Consumer spending was mixed since the previous reporting period. Federal tax rebates and increased discounting boosted retail sales, but spending on automobiles slowed. Consumers continued to tighten their budgets in response to higher food and energy prices. Spending on discretionary items such as furniture, apparel, and electronics decreased and gasoline consumption fell, while food service sales were flat. Higher fuel prices discouraged travel, leading to a slowdown in tourism. Tourism was also adversely affected by inclement weather and flooding in some areas of the District. Light vehicle sales were lower; contacts reported that General Motor's sales incentives helped buffer the decline in June. Higher demand for fuel efficient cars left dealers in short supply of these vehicles and with higher inventory levels of trucks and SUVs.

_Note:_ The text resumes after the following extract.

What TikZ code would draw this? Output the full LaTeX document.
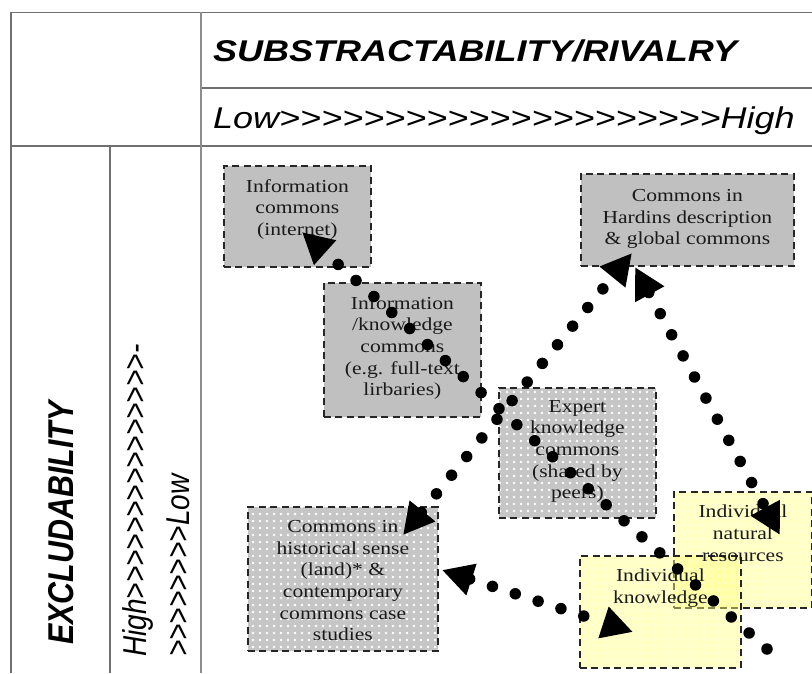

On balance, the pace of business spending was little changed from the previous reporting period. A large manufacturer of heavy equipment is increasing capacity at two of its Illinois plants in what marks its first significant increase in capacity in the state in twenty years. Labor market conditions in the District weakened some, with Michigan exhibiting a larger decline due to developments in the automotive industry and Iowa experiencing a small drop due to the impact of the recent flooding. Lay-offs were reported in the automotive and financial services industries. A contact in retail trade noted that increases in the minimum wage for several District states in July were reducing the demand for new hires. The demand for skilled labor remained strong and shortages of such workers continued to be reported. In addition, a staffing firm reported that billable hours were relatively stable from the previous reporting period.
Construction and Real Estate
The pace of construction slowed slightly from the previous reporting period. The decline in residential construction continued in June, and accelerated in some parts of the District. In general, prices continued to fall, although one contact noted some improvement in lower-tier prices. Absorption rates of residential housing remained low and many builders continued to report an excess of inventories, particularly for spec homes. Showroom traffic slowed; and although financing inquiries increased, many potential buyers were still finding it difficult to either obtain a mortgage or sell their existing home. Credit also remained tight for new developments. Nonresidential development and construction showed signs of slowing. The rising cost of road building materials and tightening government budgets restricted the growth of infrastructure construction. Construction of retail outlets slowed further and several contacts expressed concern about overbuilding in the sector. The availability of financing for new commercial projects continued to tighten.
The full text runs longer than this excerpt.